While living here, there were added his children, Minerva, Panthea, and Mattison. Minerva married Winecup WARNER. None of the rest of his children married while the family lived here. The Colonel’s last Kentucky cabin, after serving sundry domestic purposes for some years, was converted into a school house, in which a Mr. JOHNSTON taught a common English school for three months. This was the last of my schooling in Kentucky. The cabin, at last, went the way of all backwoods cabins. In 1819, Jesse BOONE and his family moved to Missouri. When they were aboard their keelboat, about to shove off, I stepped on board to bid them farewell.
This was the last time I ever saw one of this much-respected family. The last time that I saw Nathan BOONE was some years after the Colonel moved to Missouri. He was back on business. The court was being held at Major HOOD’S. The yard was full of men. A man by the name of Silas WOOTEN, a slab guilt six-footer, for some cause struck Jesse BOONE, who at the time was nearly bed-ridden with the fever and ague, on the head with something like an Irish shillelagh; the blood gushed, which Nathan seeing, sprang at WOOTEN. WOOTEN took to his heels, and Nathan after him.
About every other jump, Nathan’s fist would light on WOOTEN like a mallet. WOOTEN re-doubled his efforts and fled for dear life, shifting and turning every way that offered him a prospect for escape, but no locomotive effort of WOOTEN could save him from Nathan’s fist until he had given him what he thought he deserved, which was done much to the gratification of spectators.
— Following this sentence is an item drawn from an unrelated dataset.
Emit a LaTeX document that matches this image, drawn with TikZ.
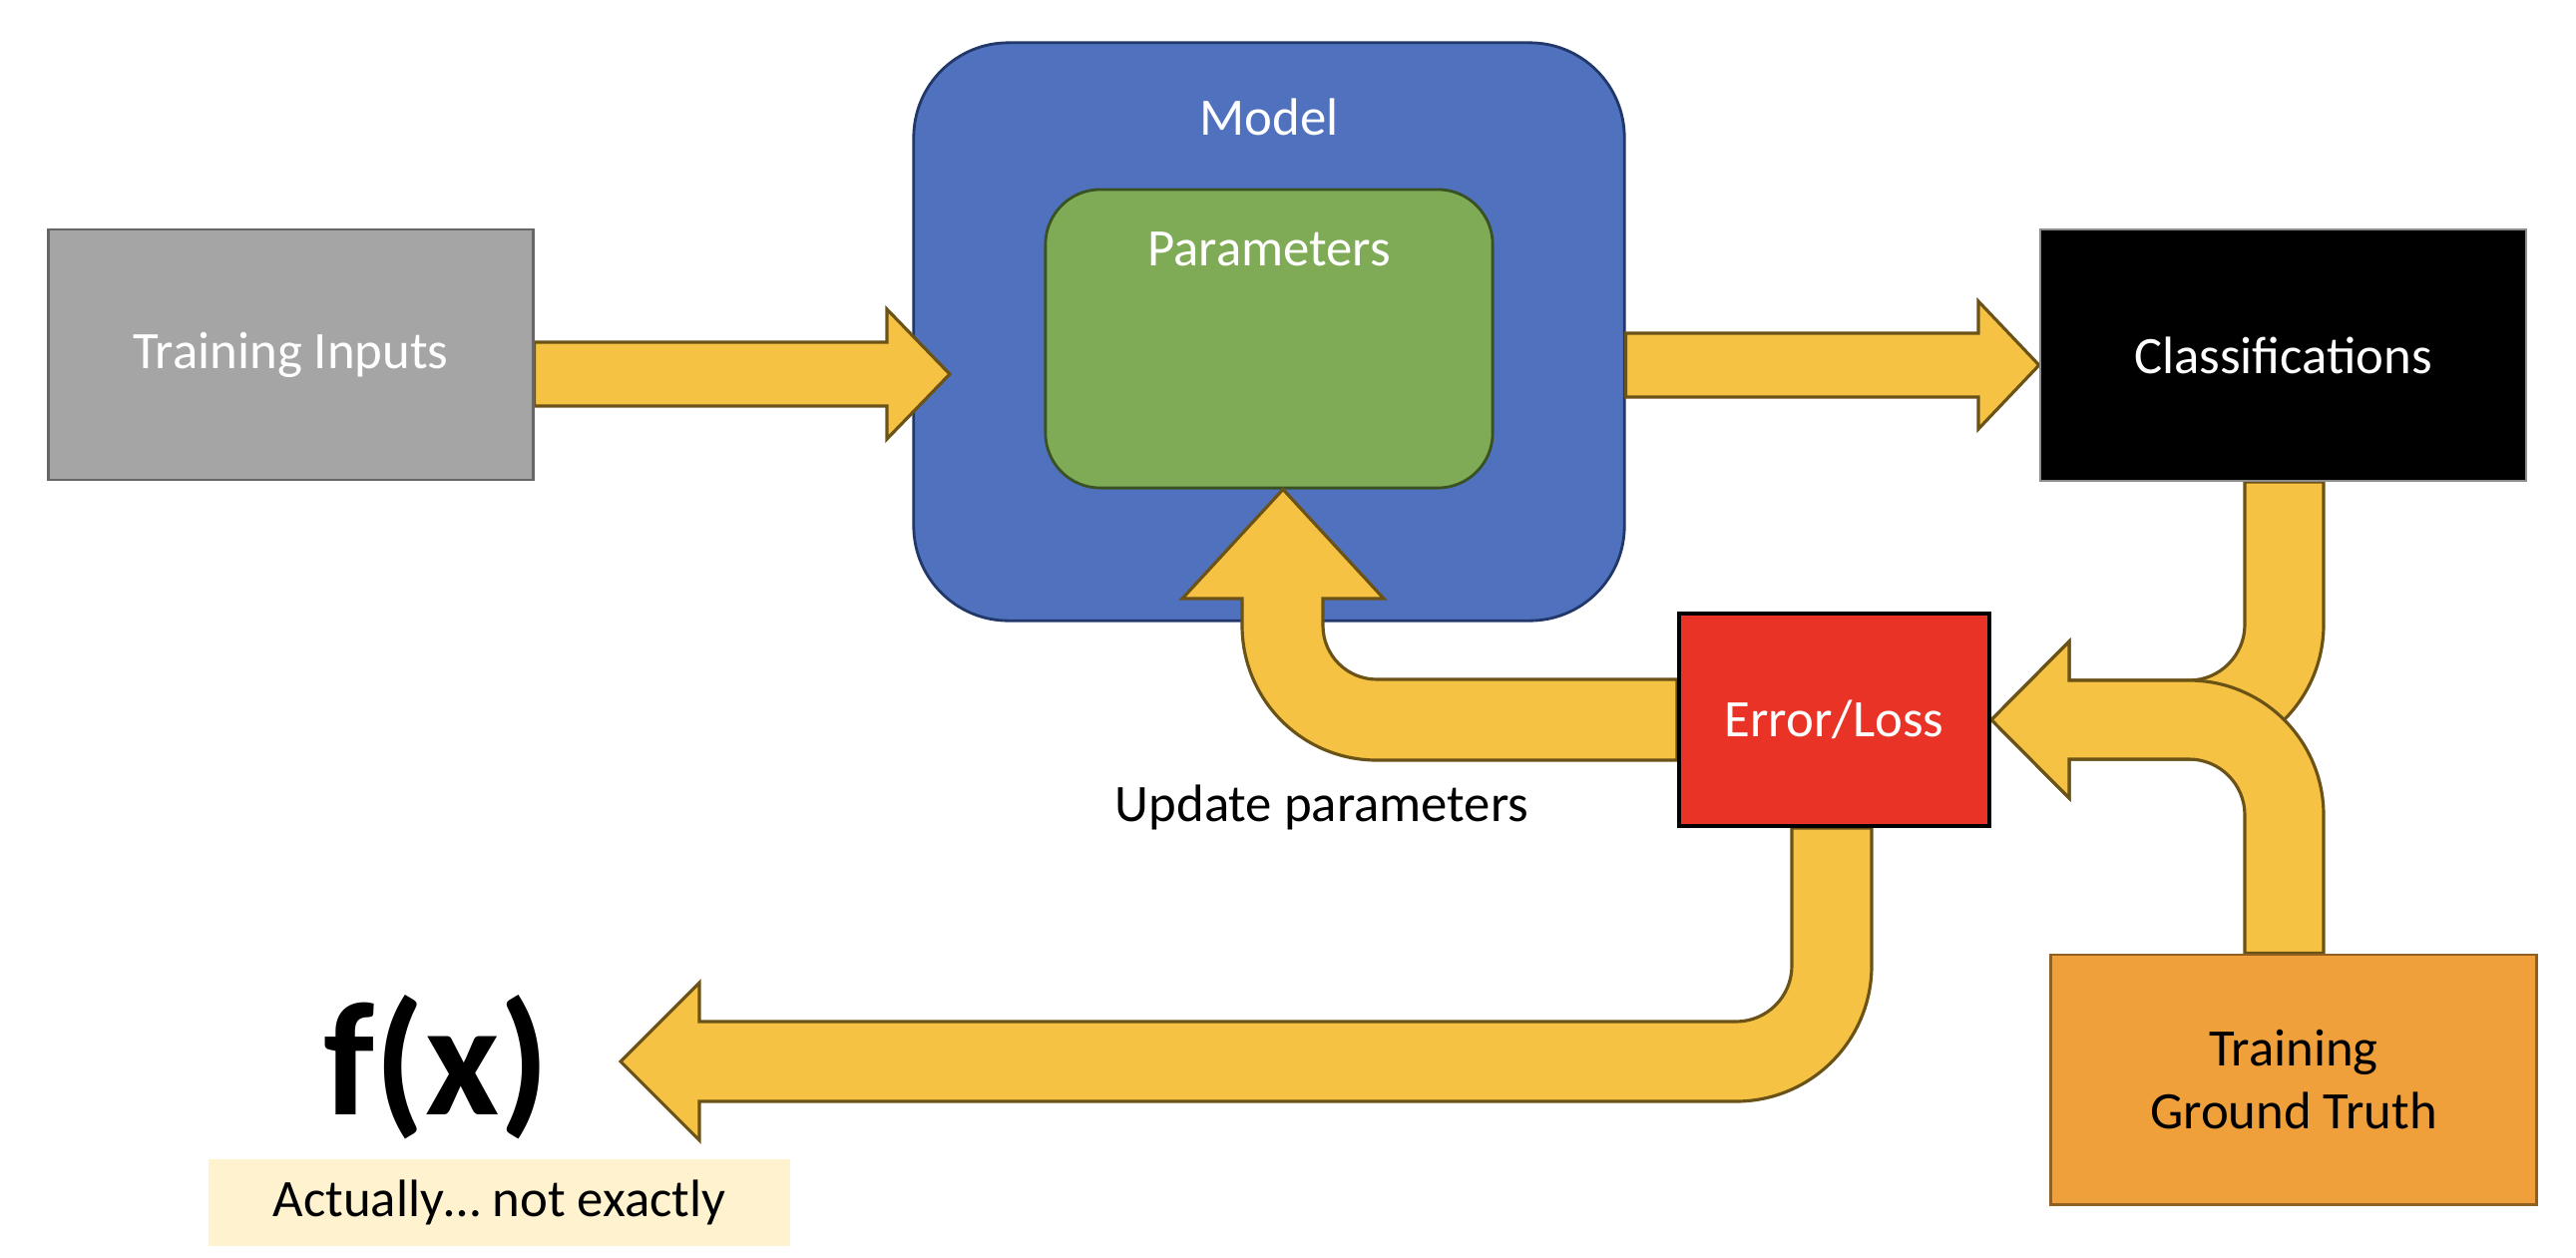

*Some years ago, when I was at the French Grant, I visited Major John C. KOUNTZ (also spelled Kouns), who was then living in Greenupsburg”. In speaking of the BOONE family, he said he “wondered that none of the writers of Col. BOONE’S life had mentioned the fact of his having lived in this country; that the Historical Society of Cincinnati, had written to him to furnish them what he knew of BOONE’S life, with that of any prominent settlers, but that he had neglected it.” I mentioned doubtingly the report of his having lived at Big Kanawa. KOUNTZ replied: “There is no mistake of his once having lived at Big Kanawha. I know that he certainly did.”